:: Requirements ::
All the data must come back unchanged, except that pictures are left out.

:: Material ::
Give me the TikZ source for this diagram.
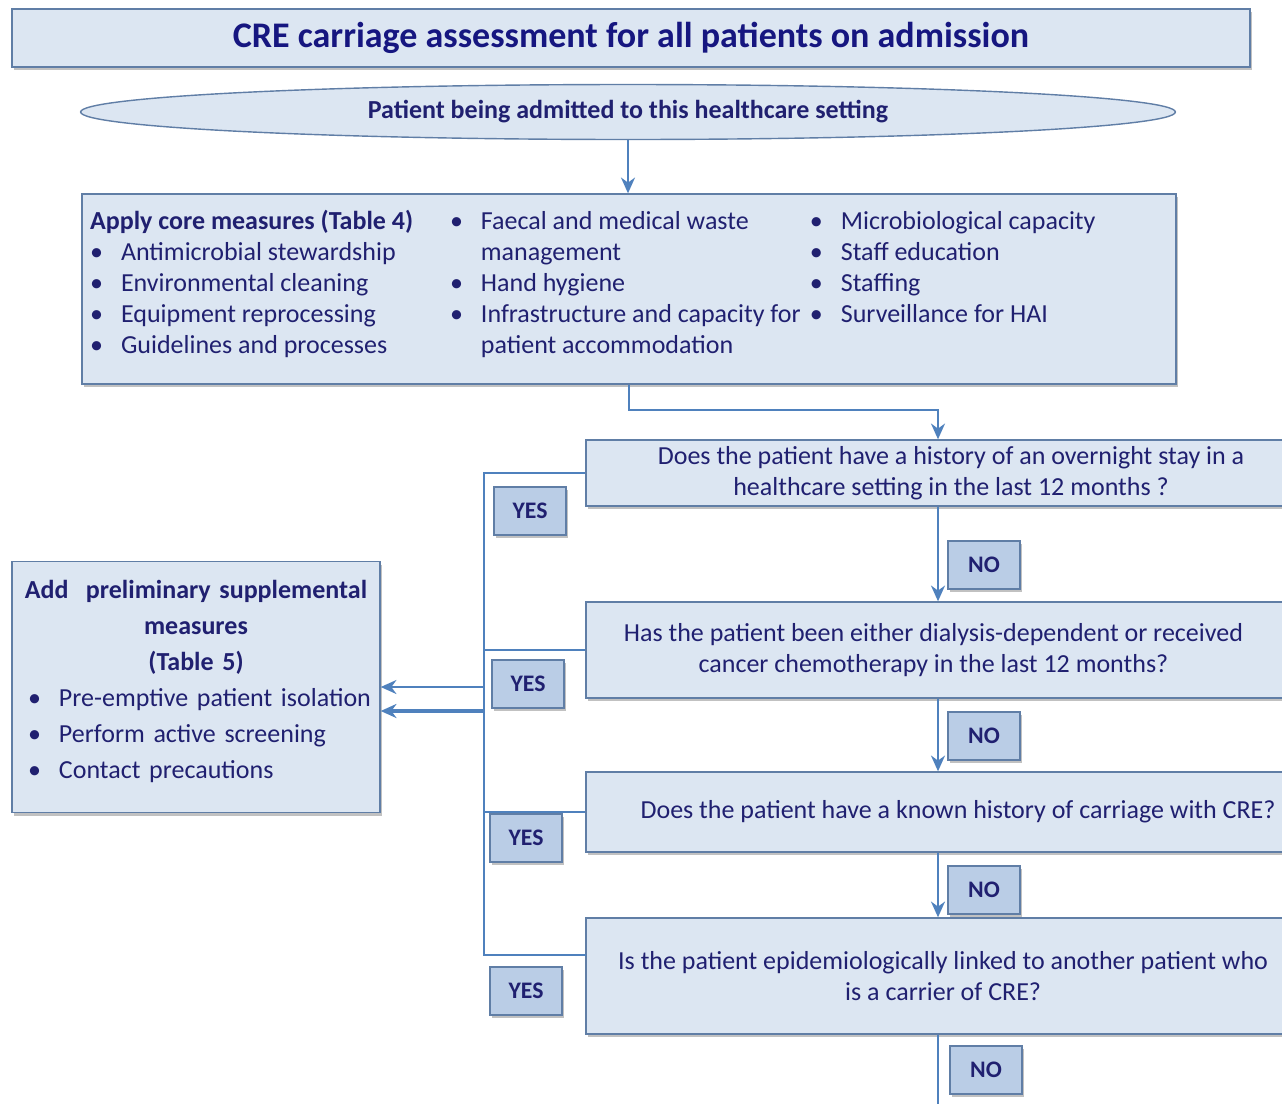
\documentclass[tikz,border=0pt]{standalone}
\usepackage{fontspec}
\setmainfont{Carlito}
\usetikzlibrary{shapes.geometric,shadows,arrows.meta}

\definecolor{navy}{RGB}{32,32,112}
\definecolor{titleblue}{RGB}{22,22,128}
\definecolor{boxfill}{RGB}{220,230,242}
\definecolor{tagfill}{RGB}{186,205,230}
\definecolor{boxline}{RGB}{96,126,166}
\definecolor{flowblue}{RGB}{79,129,189}

\setlength{\parindent}{0pt}
\def\bulsep{17.6pt}
\newcommand{\bul}{\makebox[\bulsep][l]{\textbullet}}
\newcommand{\ind}{\hspace*{\bulsep}}
\newcommand{\pad}[1]{\rule{#1}{0pt}}

\begin{document}
\begin{tikzpicture}[x=0.02cm,y=-0.02cm,font=\fontsize{14.8}{17.6}\selectfont,text=navy,>={Stealth[length=9pt,width=8pt]}]
    \tikzstyle{box}=[rectangle,draw=boxline,fill=boxfill,line width=0.8pt,inner sep=0pt,drop shadow={shadow xshift=1.2pt,shadow yshift=-1.8pt,opacity=0.35,fill=black!70}]
    \tikzstyle{question}=[box,minimum width=14.6cm,align=center]
    \tikzstyle{tag}=[box,fill=tagfill,minimum width=1.44cm,minimum height=0.96cm,font=\fontsize{13.5}{16}\selectfont\bfseries]
    \tikzstyle{flow}=[draw=flowblue,line width=1.1pt]

    \useasboundingbox (0,0) rectangle (1282,1103);

    \node[box,minimum width=24.76cm,minimum height=1.16cm,text=titleblue,font=\fontsize{20.5}{24}\selectfont\bfseries] (title) at (631,38) {CRE carriage assessment for all patients on admission};
    \node[ellipse,draw=boxline,fill=boxfill,line width=0.8pt,inner sep=0pt,minimum width=21.9cm,minimum height=1.1cm,font=\fontsize{14.8}{17}\selectfont\bfseries] (admit) at (628,112) {Patient being admitted to this healthcare setting};

    \node[box,minimum width=21.88cm,minimum height=3.8cm,align=left] (core) at (629,289) {%
        \begin{tabular}{@{}p{7.2cm}@{}p{7.2cm}@{}p{7.16cm}@{}}
        {\bfseries Apply core measures (Table 4)}\newline
        \bul Antimicrobial stewardship\newline
        \bul Environmental cleaning\newline
        \bul Equipment reprocessing\newline
        \bul Guidelines and processes
        &
        \bul Faecal and medical waste\newline
        \ind management\newline
        \bul Hand hygiene\newline
        \bul Infrastructure and capacity for\newline
        \ind patient accommodation
        &
        \bul Microbiological capacity\newline
        \bul Staff education\newline
        \bul Staffing\newline
        \bul Surveillance for HAI
        \end{tabular}\\[3.5pt]\mbox{}};

    \node[question,minimum height=1.32cm] (q1) at (951,473) {Does the patient have a history of an overnight stay in a\\healthcare setting in the last 12 months ?};
    \node[question,minimum height=1.92cm] (q2) at (951,650) {Has the patient been either dialysis-dependent or received\pad{20pt}\\cancer chemotherapy in the last 12 months?\pad{20pt}};
    \node[question,minimum height=1.6cm] (q3) at (951,812) {\pad{8pt}Does the patient have a known history of carriage with CRE?};
    \node[question,minimum height=2.32cm] (q4) at (951,976) {Is the patient epidemiologically linked to another patient who\pad{9pt}\\is a carrier of CRE?\pad{9pt}};

    \node[box,minimum width=7.36cm,minimum height=5.02cm,text width=7.0cm,align=left,font=\fontsize{14.8}{20.5}\selectfont] (supp) at (196,687) {%
        \makebox[7.0cm][c]{\bfseries Add~ preliminary supplemental}\\
        \makebox[7.0cm][c]{\bfseries measures}\\
        \makebox[7.0cm][c]{\bfseries (Table 5)}\\
        \hspace*{4pt}\bul Pre-emptive patient isolation\\
        \hspace*{4pt}\bul Perform active screening\\
        \hspace*{4pt}\bul Contact precautions\\[-12pt]\mbox{}};

    \coordinate (bus) at (484,0);
    \coordinate (turn) at (938,410);
    \coordinate (q4tap) at (586,955);
    \coordinate (nofoot) at (938,1110);
    \coordinate (s2) at ([yshift=-0.48cm]supp.east);

    \draw[flow,->] (admit.south) -- (admit.south |- core.north);
    \draw[flow,->] (core.south) |- (turn) -- (turn |- q1.north);
    \draw[flow,->] (q1.south -| turn) -- (q2.north -| turn);
    \draw[flow,->] (q2.south -| turn) -- (q3.north -| turn);
    \draw[flow,->] (q3.south -| turn) -- (q4.north -| turn);
    \draw[flow] (q4.south -| turn) -- (nofoot);

    \draw[flow] (q1.west) -- (q1.west -| bus) -- (q4tap -| bus) -- (q4tap);
    \draw[flow] (q2.west) -- (q2.west -| bus);
    \draw[flow] (q3.west) -- (q3.west -| bus);
    \draw[flow,->] (supp.east -| bus) -- (supp.east);
    \draw[flow,->,line width=1.8pt] (s2 -| bus) -- (s2);

    \node[tag] (yes1) at (530,511) {YES};
    \node[tag] (yes2) at (528,684) {YES};
    \node[tag] (yes3) at (526,838) {YES};
    \node[tag] (yes4) at (526,991) {YES};
    \node[tag] (no1) at (984,565) {NO};
    \node[tag] (no2) at (984,736) {NO};
    \node[tag] (no3) at (984,890) {NO};
    \node[tag] (no4) at (986,1070) {NO};
\end{tikzpicture}
\end{document}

:: Task result ::
Give me the TikZ source for this diagram.
\documentclass[tikz,border=0pt]{standalone}
\usepackage{fontspec}
\setmainfont{Carlito}
\usetikzlibrary{shapes.geometric,shadows,arrows.meta}

\definecolor{navy}{RGB}{32,32,112}
\definecolor{titleblue}{RGB}{22,22,128}
\definecolor{boxfill}{RGB}{220,230,242}
\definecolor{tagfill}{RGB}{186,205,230}
\definecolor{boxline}{RGB}{96,126,166}
\definecolor{flowblue}{RGB}{79,129,189}

\setlength{\parindent}{0pt}
\def\bulsep{17.6pt}
\newcommand{\bul}{\makebox[\bulsep][l]{\textbullet}}
\newcommand{\ind}{\hspace*{\bulsep}}
\newcommand{\pad}[1]{\rule{#1}{0pt}}

\begin{document}
\begin{tikzpicture}[x=0.02cm,y=-0.02cm,font=\fontsize{14.8}{17.6}\selectfont,text=navy,>={Stealth[length=9pt,width=8pt]}]
    \tikzstyle{box}=[rectangle,draw=boxline,fill=boxfill,line width=0.8pt,inner sep=0pt,drop shadow={shadow xshift=1.2pt,shadow yshift=-1.8pt,opacity=0.35,fill=black!70}]
    \tikzstyle{question}=[box,minimum width=14.6cm,align=center]
    \tikzstyle{tag}=[box,fill=tagfill,minimum width=1.44cm,minimum height=0.96cm,font=\fontsize{13.5}{16}\selectfont\bfseries]
    \tikzstyle{flow}=[draw=flowblue,line width=1.1pt]

    \useasboundingbox (0,0) rectangle (1282,1103);

    \node[box,minimum width=24.76cm,minimum height=1.16cm,text=titleblue,font=\fontsize{20.5}{24}\selectfont\bfseries] (title) at (631,38) {CRE carriage assessment for all patients on admission};
    \node[ellipse,draw=boxline,fill=boxfill,line width=0.8pt,inner sep=0pt,minimum width=21.9cm,minimum height=1.1cm,font=\fontsize{14.8}{17}\selectfont\bfseries] (admit) at (628,112) {Patient being admitted to this healthcare setting};

    \node[box,minimum width=21.88cm,minimum height=3.8cm,align=left] (core) at (629,289) {%
        \begin{tabular}{@{}p{7.2cm}@{}p{7.2cm}@{}p{7.16cm}@{}}
        {\bfseries Apply core measures (Table 4)}\newline
        \bul Antimicrobial stewardship\newline
        \bul Environmental cleaning\newline
        \bul Equipment reprocessing\newline
        \bul Guidelines and processes
        &
        \bul Faecal and medical waste\newline
        \ind management\newline
        \bul Hand hygiene\newline
        \bul Infrastructure and capacity for\newline
        \ind patient accommodation
        &
        \bul Microbiological capacity\newline
        \bul Staff education\newline
        \bul Staffing\newline
        \bul Surveillance for HAI
        \end{tabular}\\[3.5pt]\mbox{}};

    \node[question,minimum height=1.32cm] (q1) at (951,473) {Does the patient have a history of an overnight stay in a\\healthcare setting in the last 12 months ?};
    \node[question,minimum height=1.92cm] (q2) at (951,650) {Has the patient been either dialysis-dependent or received\pad{20pt}\\cancer chemotherapy in the last 12 months?\pad{20pt}};
    \node[question,minimum height=1.6cm] (q3) at (951,812) {\pad{8pt}Does the patient have a known history of carriage with CRE?};
    \node[question,minimum height=2.32cm] (q4) at (951,976) {Is the patient epidemiologically linked to another patient who\pad{9pt}\\is a carrier of CRE?\pad{9pt}};

    \node[box,minimum width=7.36cm,minimum height=5.02cm,text width=7.0cm,align=left,font=\fontsize{14.8}{20.5}\selectfont] (supp) at (196,687) {%
        \makebox[7.0cm][c]{\bfseries Add~ preliminary supplemental}\\
        \makebox[7.0cm][c]{\bfseries measures}\\
        \makebox[7.0cm][c]{\bfseries (Table 5)}\\
        \hspace*{4pt}\bul Pre-emptive patient isolation\\
        \hspace*{4pt}\bul Perform active screening\\
        \hspace*{4pt}\bul Contact precautions\\[-12pt]\mbox{}};

    \coordinate (bus) at (484,0);
    \coordinate (turn) at (938,410);
    \coordinate (q4tap) at (586,955);
    \coordinate (nofoot) at (938,1110);
    \coordinate (s2) at ([yshift=-0.48cm]supp.east);

    \draw[flow,->] (admit.south) -- (admit.south |- core.north);
    \draw[flow,->] (core.south) |- (turn) -- (turn |- q1.north);
    \draw[flow,->] (q1.south -| turn) -- (q2.north -| turn);
    \draw[flow,->] (q2.south -| turn) -- (q3.north -| turn);
    \draw[flow,->] (q3.south -| turn) -- (q4.north -| turn);
    \draw[flow] (q4.south -| turn) -- (nofoot);

    \draw[flow] (q1.west) -- (q1.west -| bus) -- (q4tap -| bus) -- (q4tap);
    \draw[flow] (q2.west) -- (q2.west -| bus);
    \draw[flow] (q3.west) -- (q3.west -| bus);
    \draw[flow,->] (supp.east -| bus) -- (supp.east);
    \draw[flow,->,line width=1.8pt] (s2 -| bus) -- (s2);

    \node[tag] (yes1) at (530,511) {YES};
    \node[tag] (yes2) at (528,684) {YES};
    \node[tag] (yes3) at (526,838) {YES};
    \node[tag] (yes4) at (526,991) {YES};
    \node[tag] (no1) at (984,565) {NO};
    \node[tag] (no2) at (984,736) {NO};
    \node[tag] (no3) at (984,890) {NO};
    \node[tag] (no4) at (986,1070) {NO};
\end{tikzpicture}
\end{document}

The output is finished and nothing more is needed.